The Department of Defense has reported slightly more than 4,400 military deaths in Iraq as of May 28. Numbers of those disabled in this war are harder to come by. But as of 2008, about 181,000 veterans of the Iraq and Afghanistan wars were receiving disability benefits from the Federal government.
When disability comes, often suddenly and violently, on mostly healthy young men, the response can be one of intense questioning of the goodness and sovereignty of God.

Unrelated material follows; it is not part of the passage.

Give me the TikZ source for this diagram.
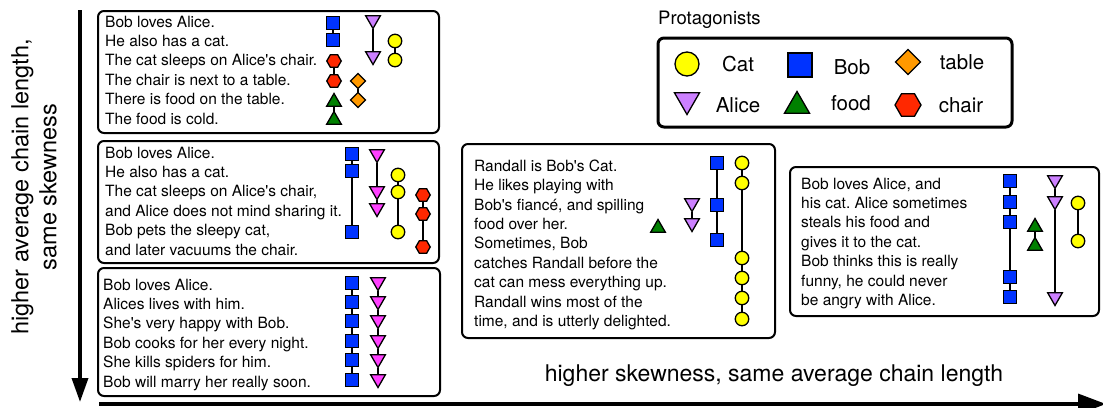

Yet, God’s word demonstrates both his sovereign intentionality in our lives and the opportunity for hope, no matter the situation:
For I know the plans I have for you, declares the Lord, plans for welfare and not for evil, to give you a future and a hope. Then you will call upon me and come and pray to me, and I will hear you. You will seek me and find me, when you seek me with all your heart. Jeremiah 29:11-13
Nothing ever has or ever will catch God by surprise in our individual lives and circumstances:
In your book were written, every one of them, the days that were formed for me, when as yet there was none of them. Psalm 139:16
And no situation that results in disability, whether from a genetic anomaly, a sickness or disease, an accident or an act of war, has the final word on the glorious reality that awaits those who are trusting in Jesus:
So we do not lose heart. Though our outer self is wasting away, our inner self is being renewed day by day. For this light momentary affliction is preparing for us an eternal weight of glory beyond all comparison, as we look not to the things that are seen but to the things that are unseen. For the things that are seen are transient, but the things that are unseen are eternal. 2 Corinthians 4:16-18
So, thank you to all veterans and those currently in active military service. May Christ’s church welcome you gladly, helping you see the glorious goodness of God in all circumstances. Especially those of you living with disability because of your service.